The benefits of liberalization, APEC's key agenda, would filter through faster if more SMEs adopted e-commerce, he said.

There are an estimated 40 million SMEs throughout APEC member economies accounting for over 90 percent of all enterprises.

They employ anywhere from 32 to 84 percent of the work force, contribute from 30 to 60 percent of gross domestic product and account for 35 percent of exports in the region, according to APEC.

APEC has acknowledged that its members who were struck down by the regional financial crisis which erupted in mid-1997 could have mitigated economic damage if their SMEs had been well developed.

It noted as an exception Taiwan, where the strong SME sector helped the island economy overcome the crisis.

"Chinese Taipei's experience indicates the need for other Asian economies to create conditions conducive to the development of SMEs," said a report on the progress of APEC economies beyond the crisis.

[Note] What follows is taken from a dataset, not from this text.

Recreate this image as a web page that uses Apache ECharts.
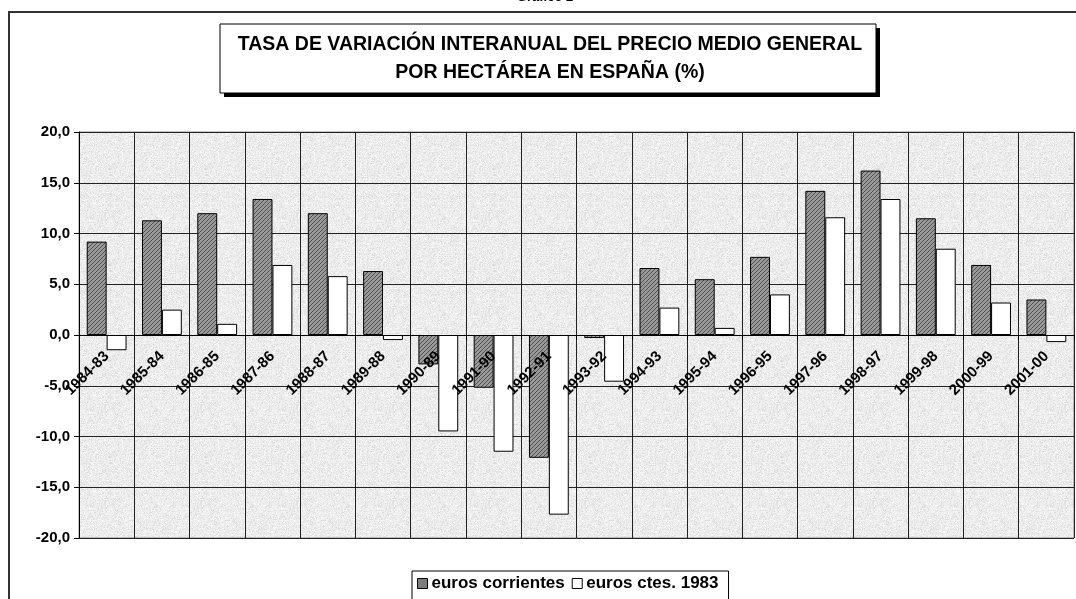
<!DOCTYPE html>
<html>
<head>
<meta charset="utf-8">
<script src="https://cdn.jsdelivr.net/npm/echarts@6/dist/echarts.min.js"></script>
<style>
  html, body { margin: 0; padding: 0; background: #fff; }
  #chart { width: 1076px; height: 599px; }
</style>
</head>
<body>
<div id="chart"></div>
<script>
// datos
const categorias = ['1984-83', '1985-84', '1986-85', '1987-86', '1988-87', '1989-88', '1990-89', '1991-90', '1992-91',
  '1993-92', '1994-93', '1995-94', '1996-95', '1997-96', '1998-97', '1999-98', '2000-99', '2001-00']
const eurosCorrientes = [9.2, 11.3, 12.0, 13.4, 12.0, 6.3, -2.9, -5.2, -12.1, -0.3, 6.6, 5.5, 7.7, 14.2, 16.2, 11.5, 6.9, 3.5]
const eurosCtes1983 = [-1.5, 2.5, 1.1, 6.9, 5.8, -0.5, -9.5, -11.5, -17.7, -4.6, 2.7, 0.7, 4.0, 11.6, 13.4, 8.5, 3.2, -0.7]
const nombresSeries = ['euros corrientes', 'euros ctes. 1983']

const FONT = '"Liberation Sans", Arial, sans-serif'

// textura tipo granito (fondo del area de trazado)
const makeGranite = () => {
  const c = document.createElement('canvas')
  c.width = 96; c.height = 96
  const ctx = c.getContext('2d')
  const img = ctx.createImageData(96, 96)
  let seed = 12345
  for (let i = 0; i < 96 * 96; i++) {
    seed = (seed * 1103515245 + 12345) & 0x7fffffff
    const r = (seed >> 8) % 100
    let g = 238
    if (r < 12) g = 220
    else if (r < 35) g = 230
    else if (r > 80) g = 247
    img.data[i * 4] = g; img.data[i * 4 + 1] = g; img.data[i * 4 + 2] = g; img.data[i * 4 + 3] = 255
  }
  ctx.putImageData(img, 0, 0)
  return c
}

// rayado de las barras oscuras
const makeHatch = () => {
  const c = document.createElement('canvas')
  c.width = 4; c.height = 4
  const ctx = c.getContext('2d')
  ctx.fillStyle = '#9a9a9a'
  ctx.fillRect(0, 0, 4, 4)
  ctx.fillStyle = '#4e4e4e'
  for (let i = 0; i < 4; i++) ctx.fillRect(i, 3 - i, 1, 1)
  return c
}

const hatch = { image: makeHatch(), repeat: 'repeat' }
const granite = { image: makeGranite(), repeat: 'repeat' }

const myChart = echarts.init(document.getElementById('chart'))

const option = {
  animation: false,
  backgroundColor: '#fff',
  textStyle: { fontFamily: FONT },
  grid: {
    left: 79, right: 2, top: 132, bottom: 61,
    show: true,
    backgroundColor: granite,
    borderColor: '#888',
    borderWidth: 1
  },
  legend: {
    top: 571,
    left: 412,
    itemWidth: 10,
    itemHeight: 10,
    itemGap: 7,
    padding: [4, 10, 12, 5],
    borderColor: '#000',
    borderWidth: 1,
    borderRadius: 0,
    icon: 'rect',
    textStyle: { fontFamily: FONT, fontWeight: 'bold', fontSize: 17, color: '#000', padding: [0, 0, 0, -1] },
    data: [
      { name: nombresSeries[0], itemStyle: { color: '#7d7d7d', borderColor: '#000', borderWidth: 1 } },
      { name: nombresSeries[1], itemStyle: { color: '#fff', borderColor: '#000', borderWidth: 1 } }
    ]
  },
  xAxis: [
    {
      // rejilla vertical, detras de las barras
      type: 'category',
      data: categorias,
      axisLine: { show: false },
      axisTick: { show: false },
      axisLabel: { show: false },
      splitLine: { show: true, interval: 0, lineStyle: { color: '#222', width: 1 } }
    },
    {
      // eje en el cero con etiquetas por encima de las barras
      type: 'category',
      data: categorias,
      position: 'bottom',
      offset: -203,
      z: 5,
      axisLine: { onZero: false, lineStyle: { color: '#000', width: 1 } },
      axisTick: { show: true, interval: 0, length: 5, lineStyle: { color: '#000' } },
      axisLabel: {
        interval: 0,
        rotate: 45,
        margin: 19,
        fontFamily: FONT,
        fontWeight: 'bold',
        fontSize: 15,
        color: '#000'
      },
      splitLine: { show: false }
    }
  ],
  yAxis: {
    type: 'value',
    min: -20,
    max: 20,
    interval: 5,
    axisLine: { show: true, lineStyle: { color: '#000' } },
    axisTick: { show: true, length: 5, lineStyle: { color: '#000' } },
    axisLabel: {
      margin: 9,
      fontFamily: FONT,
      fontWeight: 'bold',
      fontSize: 15,
      color: '#000',
      formatter: v => v.toFixed(1).replace('.', ',')
    },
    splitLine: { show: true, lineStyle: { color: '#222', width: 1 } }
  },
  series: [
    {
      name: nombresSeries[0],
      type: 'bar',
      xAxisIndex: 0,
      data: eurosCorrientes,
      barGap: '0%',
      barCategoryGap: '28%',
      itemStyle: { color: hatch, borderColor: '#000', borderWidth: 1 }
    },
    {
      name: nombresSeries[1],
      type: 'bar',
      xAxisIndex: 0,
      data: eurosCtes1983,
      itemStyle: { color: '#fff', borderColor: '#000', borderWidth: 1 }
    }
  ],
  graphic: [
    // marco exterior
    { type: 'rect', shape: { x: 9, y: 12, width: 1080, height: 600 }, style: { fill: 'none', stroke: '#333', lineWidth: 2 }, z: 1 },
    { type: 'text', x: 545, y: -9, style: { text: 'Gráfico 2', font: 'bold 13px ' + FONT, fill: '#000', textAlign: 'center' } },
    // caja del titulo con sombra
    { type: 'rect', shape: { x: 224, y: 28, width: 656, height: 69 }, style: { fill: '#000' }, z: 10 },
    { type: 'rect', shape: { x: 220, y: 24, width: 656, height: 69 }, style: { fill: '#fff', stroke: '#000', lineWidth: 1 }, z: 11 },
    {
      type: 'text', x: 550, y: 59, z: 12,
      style: {
        text: 'TASA DE VARIACIÓN INTERANUAL DEL PRECIO MEDIO GENERAL\nPOR HECTÁREA EN ESPAÑA (%)',
        font: 'bold 19.5px ' + FONT, fill: '#000', textAlign: 'center', textVerticalAlign: 'middle', lineHeight: 28
      }
    }
  ]
}

myChart.setOption(option)
</script>
</body>
</html>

It pointed out that a well-developed competitive SME sector was not only the engine of growth but also contributed to the resilience of an economy exposed to downside risks.

Getting hooked on e-commerce is one of four areas under study within APEC to boost SMEs, the others being improved access to capital, integrating entrepreneurship into the educational system and forming strategic alliances between SMEs and their larger counterparts, Lim explained.

"We need to make sure SMEs are well taken care of by government and we need to work with financial institutions so that they realize SMEs can be strong, nimble and able to grow," said Lim, who is also head of international relations at Brunei's ministry of industry and primary resources.

In anticipation of borderless trade accelerated by e-commerce, APEC hopes to assist SMEs in areas such as standards to ensure their products are acceptable to other economies.

The workshop in June is part of a blueprint for action on e- commerce endorsed by APEC leaders in Kuala Lumpur in 1998 and is expected to cover a range of issues from information infrastructure to security in information systems.

Other initiatives on the blueprint are the development of a virtual e-commerce multimedia resource network, and the elimination of paper documents by 2010 among member economies.

APEC groups Australia, Brunei, Canada, Chile, China, Hong Kong, Indonesia, Japan, South Korea, Malaysia, Mexico, New Zealand, Papua New Guinea, Peru, the Philippines, Russia, Singapore, Taiwan, Thailand, United States and Vietnam.